Event Graphs: Advances and Applications of Second-Order Time-Unfolded Temporal Network Models

TL;DR

This paper introduces event graphs, a second-order time-unfolded model for temporal networks, enabling detailed analysis of higher-order structures and non-dyadic interactions in real-time data.

Contribution

It presents a generalized framework for modeling temporal networks with event graphs, capturing complex temporal and higher-order interactions beyond static or aggregated models.

Findings

Event graphs reveal higher-order topological-temporal structures.

The framework extends to hyper-events, non-dyadic interactions.

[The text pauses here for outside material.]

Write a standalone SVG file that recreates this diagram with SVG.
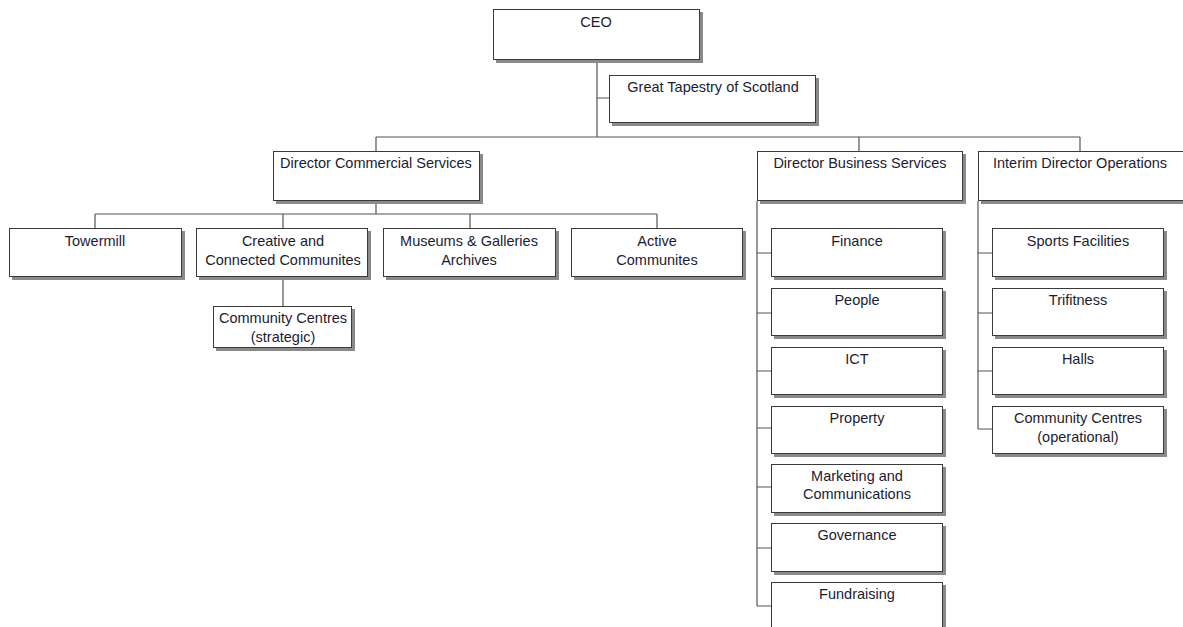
<svg xmlns="http://www.w3.org/2000/svg" width="1183" height="627" viewBox="0 0 1183 627">
<style>
.box{fill:#fff;stroke:#3a3a3a;stroke-width:1}
.sh{fill:#8a8a8a}
.t{font-family:"Liberation Sans",Arial,sans-serif;font-size:14.5px;fill:#1c1c30;text-anchor:middle}
.c{fill:none;stroke:#555;stroke-width:1.2}
</style>
<rect width="1183" height="627" fill="#fff"/>
<g id="connectors">
<path class="c" d="M597 60V137M597 98H609M376 137H1080M376 137V151M859 137V151M1080 137V151"/>
<path class="c" d="M376 201V214M95 214H657M95 214V228M283 214V228M470 214V228M657 214V228M283 277V306"/>
<path class="c" d="M757 201V606M757 253H771M757 313H771M757 371H771M757 428H771M757 487H771M757 548H771M757 606H771"/>
<path class="c" d="M978 201V429M978 253H992M978 313H992M978 371H992M978 429H992"/>
</g>
<g id="ceo"><rect class="sh" x="496" y="12" width="207" height="51"/><rect class="box" x="493.5" y="9.5" width="206" height="50"/><text class="t" x="596" y="27">CEO</text></g>
<g id="tapestry"><rect class="sh" x="612" y="78" width="207" height="48"/><rect class="box" x="609.5" y="75.5" width="206" height="47"/><text class="t" x="713" y="92">Great Tapestry of Scotland</text></g>
<g id="dir-commercial"><rect class="sh" x="276" y="154" width="207" height="50"/><rect class="box" x="273.5" y="151.5" width="206" height="49"/><text class="t" x="376" y="168">Director Commercial Services</text></g>
<g id="dir-business"><rect class="sh" x="760" y="154" width="206" height="50"/><rect class="box" x="757.5" y="151.5" width="205" height="49"/><text class="t" x="860" y="168">Director Business Services</text></g>
<g id="dir-operations"><rect class="sh" x="981" y="154" width="206" height="50"/><rect class="box" x="978.5" y="151.5" width="206" height="49"/><text class="t" x="1080" y="168">Interim Director Operations</text></g>
<g id="towermill"><rect class="sh" x="12" y="231" width="173" height="49"/><rect class="box" x="9.5" y="228.5" width="172" height="48"/><text class="t" x="95" y="246">Towermill</text></g>
<g id="creative"><rect class="sh" x="199" y="231" width="172" height="49"/><rect class="box" x="196.5" y="228.5" width="171" height="48"/><text class="t" x="283" y="246">Creative and</text><text class="t" x="283" y="265">Connected Communites</text></g>
<g id="museums"><rect class="sh" x="386" y="231" width="173" height="49"/><rect class="box" x="383.5" y="228.5" width="172" height="48"/><text class="t" x="469" y="246">Museums &amp; Galleries</text><text class="t" x="469" y="265">Archives</text></g>
<g id="active"><rect class="sh" x="574" y="231" width="172" height="49"/><rect class="box" x="571.5" y="228.5" width="171" height="48"/><text class="t" x="657" y="246">Active</text><text class="t" x="657" y="265">Communites</text></g>
<g id="cc-strategic"><rect class="sh" x="216" y="309" width="139" height="42"/><rect class="box" x="213.5" y="306.5" width="138" height="41"/><text class="t" x="283" y="323">Community Centres</text><text class="t" x="283" y="342">(strategic)</text></g>
<g id="finance"><rect class="sh" x="774" y="231" width="172" height="49"/><rect class="box" x="771.5" y="228.5" width="171" height="48"/><text class="t" x="857" y="246">Finance</text></g>
<g id="people"><rect class="sh" x="774" y="291" width="172" height="48"/><rect class="box" x="771.5" y="288.5" width="171" height="47"/><text class="t" x="857" y="305">People</text></g>
<g id="ict"><rect class="sh" x="774" y="350" width="172" height="48"/><rect class="box" x="771.5" y="347.5" width="171" height="47"/><text class="t" x="857" y="364">ICT</text></g>
<g id="property"><rect class="sh" x="774" y="409" width="172" height="48"/><rect class="box" x="771.5" y="406.5" width="171" height="47"/><text class="t" x="857" y="423">Property</text></g>
<g id="marketing"><rect class="sh" x="774" y="467" width="172" height="49"/><rect class="box" x="771.5" y="464.5" width="171" height="48"/><text class="t" x="857" y="481">Marketing and</text><text class="t" x="857" y="499">Communications</text></g>
<g id="governance"><rect class="sh" x="774" y="526" width="172" height="49"/><rect class="box" x="771.5" y="523.5" width="171" height="48"/><text class="t" x="857" y="540">Governance</text></g>
<g id="fundraising"><rect class="sh" x="774" y="585" width="172" height="49"/><rect class="box" x="771.5" y="582.5" width="171" height="48"/><text class="t" x="857" y="599">Fundraising</text></g>
<g id="sports"><rect class="sh" x="995" y="231" width="172" height="49"/><rect class="box" x="992.5" y="228.5" width="171" height="48"/><text class="t" x="1078" y="246">Sports Facilities</text></g>
<g id="trifitness"><rect class="sh" x="995" y="291" width="172" height="48"/><rect class="box" x="992.5" y="288.5" width="171" height="47"/><text class="t" x="1078" y="305">Trifitness</text></g>
<g id="halls"><rect class="sh" x="995" y="350" width="172" height="48"/><rect class="box" x="992.5" y="347.5" width="171" height="47"/><text class="t" x="1078" y="364">Halls</text></g>
<g id="cc-operational"><rect class="sh" x="995" y="409" width="172" height="48"/><rect class="box" x="992.5" y="406.5" width="171" height="47"/><text class="t" x="1078" y="423">Community Centres</text><text class="t" x="1078" y="442">(operational)</text></g>
</svg>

Analysis captures properties unobserved in static models.

Abstract

Recent advances in data collection and storage have allowed both researchers and industry alike to collect data in real time. Much of this data comes in the form of 'events', or timestamped interactions, such as email and social media posts, website clickstreams, or protein-protein interactions. This of type data poses new challenges for modelling, especially if we wish to preserve all temporal features and structure. We propose a generalised framework to explore temporal networks using second-order time-unfolded models, called event graphs. Through examples we demonstrate how event graphs can be used to understand the higher-order topological-temporal structure of temporal networks and capture properties of the network that are unobserved when considering either a static (or time-aggregated) model. Furthermore, we show that by modelling a temporal network as an event graph our analysis extends easily to consider non-dyadic interactions, known as hyper-events.